Hacker News new | ask | show | jobs
by schneidmaster 1809 days ago
Again, not a lawyer, just a guy who likes reading this stuff. The devil is usually in the details of copyright cases. The Turnitin case hinged substantially on whether Turnitin's use of copyrighted essays was "fair use". There are four factors[0] which determine fair use; the two more relevant factors here are "the purpose and character of your use" and "the effect of the use upon the potential market". The court found that Turnitin's use was highly "transformative" (meaning they didn't just e.g. republish essays; they transformed the copyrighted material into a black-box plagiarism detection service) and also found that Turnitin's use had minimal effect on the market (this is where "computers don't count" comes in -- computers reading copyrighted material don't affect the market much because a computer wasn't ever going to buy an essay).

I would be shocked if GitHub's lawyers didn't argue that using copyrighted material as training data for an AI model is highly transformative. There may be snippets available from the original but they are completely divorced from their original context and virtually unrecognizable unless they happen to be famous like the Quake inverse square root algorithm. And I think GitHub's lawyers would also argue that Copilot's use does not affect the _original_ market -- e.g. it does not hurt Quake's sales if their algorithm is anonymously used in a probably totally unrelated codebase.

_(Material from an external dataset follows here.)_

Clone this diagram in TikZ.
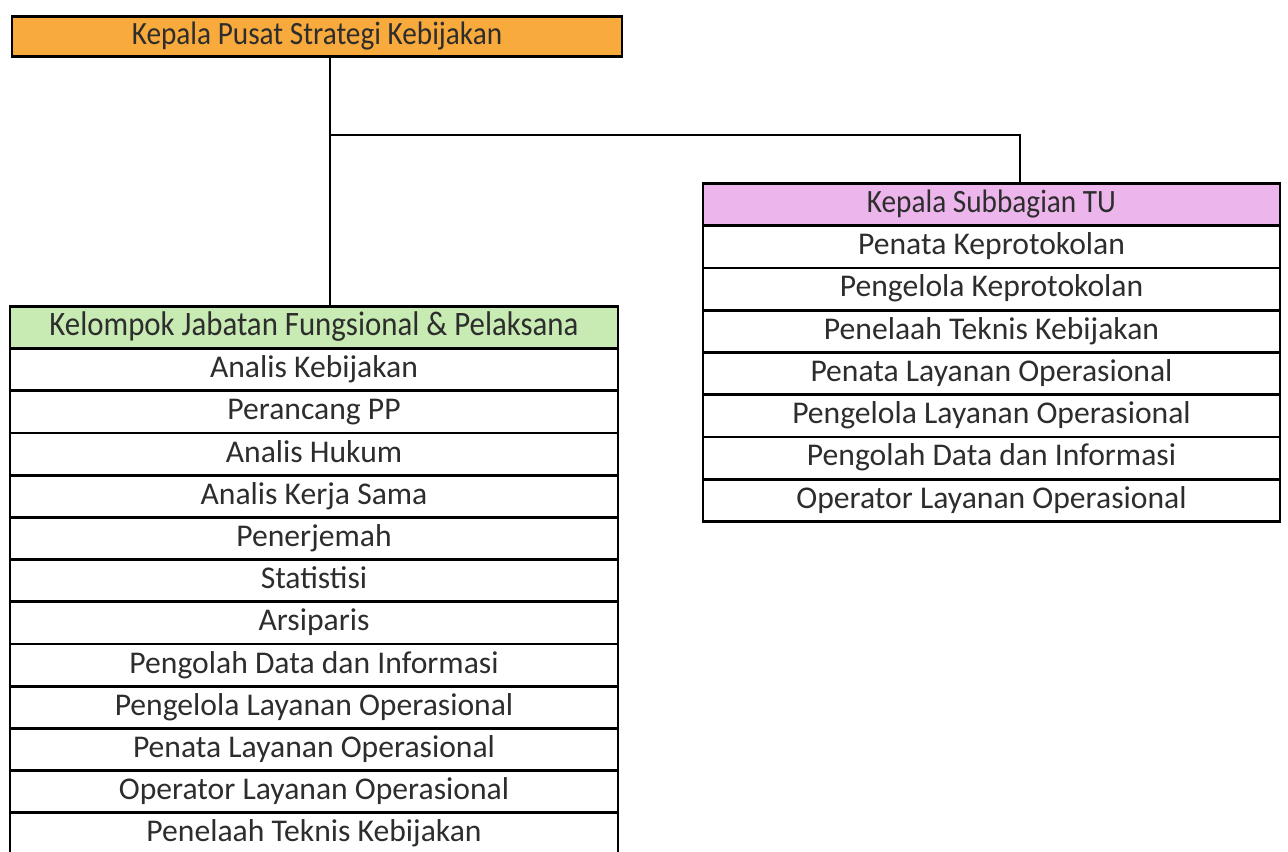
\documentclass[tikz,border=0pt]{standalone}
\usepackage{fontspec}
\setmainfont{Carlito}
\newfontfamily\headfont[FakeStretch=0.9]{Carlito}
\definecolor{kporange}{RGB}{248,170,60}
\definecolor{kjfgreen}{RGB}{200,235,180}
\definecolor{tupink}{RGB}{236,182,236}
\definecolor{rowtext}{RGB}{45,45,45}

\begin{document}
\begin{tikzpicture}[line width=1.6pt]
\tikzstyle{every node}=[draw,inner sep=0pt,anchor=north,text=rowtext,text height=12.5pt,text depth=3.5pt,font=\fontsize{18}{21}\selectfont];
\tikzstyle{leftrow}=[minimum width=12.16cm,minimum height=0.844cm];
\tikzstyle{rightrow}=[minimum width=11.54cm,minimum height=0.845cm];
\useasboundingbox (0,0) rectangle (25.76,-17.02);

\path (6.34,-0.3) node[fill=kporange,minimum width=12.2cm,minimum height=0.8cm,font=\headfont\fontsize{18.5}{21}\selectfont] (kepala) {Kepala Pusat Strategi Kebijakan};

\path (6.28,-6.1) node[leftrow,fill=kjfgreen,font=\headfont\fontsize{19.5}{21}\selectfont] (kjf) {Kelompok Jabatan Fungsional \& Pelaksana};
\foreach \t [count=\i] in {Analis Kebijakan,Perancang PP,Analis Hukum,Analis Kerja Sama,Penerjemah,Statistisi,Arsiparis,Pengolah Data dan Informasi,Pengelola Layanan Operasional,Penata Layanan Operasional,Operator Layanan Operasional,Penelaah Teknis Kebijakan}
{
   \path (6.28,-6.1-0.844*\i) node[leftrow] (kjf\i) {\t};
}

\path (19.83,-3.64) node[rightrow,fill=tupink,font=\headfont\fontsize{18.5}{21}\selectfont] (tu) {Kepala Subbagian TU};
\foreach \t [count=\i] in {Penata Keprotokolan,Pengelola Keprotokolan,Penelaah Teknis Kebijakan,Penata Layanan Operasional,Pengelola Layanan Operasional,Pengolah Data dan Informasi,Operator Layanan Operasional}
{
   \path (19.83,-3.64-0.845*\i) node[rightrow] (tu\i) {\t};
}

\coordinate (cabang) at (6.6,-2.7);
\coordinate (kanan) at (20.4,-2.7);
\draw (kepala.south -| cabang) -- (kjf.north -| cabang)
(cabang) -- (kanan) -- (tu.north -| kanan)
;
\end{tikzpicture}
\end{document}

Your counterexample would probably fail both tests -- it's not transformative use if your software hands out complete pieces of copyrighted software, and it would definitely affect the market if Copilot gave me the entire source code of Quake for my own game.

[0]: https://fairuse.stanford.edu/overview/fair-use/four-factors

1 comments

I thought I understood fair use but turns out I was wrong...

That being said, creating a transformative work from something else is considered fair use. So, for example, if I read a whole bunch of books and then, heavily influenced by them, create my own, similar book, that would be fair use I suppose... that makes sense.

But, where does the derivative works come in? Where do you draw the line?

If I am heavily influenced by billions of lines of other people's GPL code (ala Copilot!), then I create my own tool from it and keep my code hidden, does that not mean I am abusing the GPL license?

That's what I meant by the devil being in the details -- these gray area questions hinge on the specific facts. Lawyers on both sides will argue which factors apply based on past caselaw and available evidence, and the court renders a decision. For example, from the Stanford webpage I previously linked: "the creation of a Harry Potter encyclopedia was determined to be “slightly transformative” (because it made the Harry Potter terms and lexicons available in one volume), but this transformative quality was not enough to justify a fair use defense in light of the extensive verbatim use of text from the Harry Potter books". So you might be okay creating a Harry Potter encyclopedia in general, but not if your definitions are copy/pasted from the books, but you might still be okay quoting key lines from the books if the quotes are a small portion of your encyclopedia. The caselaw just doesn't lend itself to firm lines in the sand.
If you read a bunch of books and then create a similar book, that isn't transformative; transformative is like, you read a bunch of books and then create a machine translation service. The point of transformative is like "isn't going to conflict with the market or compete in any way with the original thing".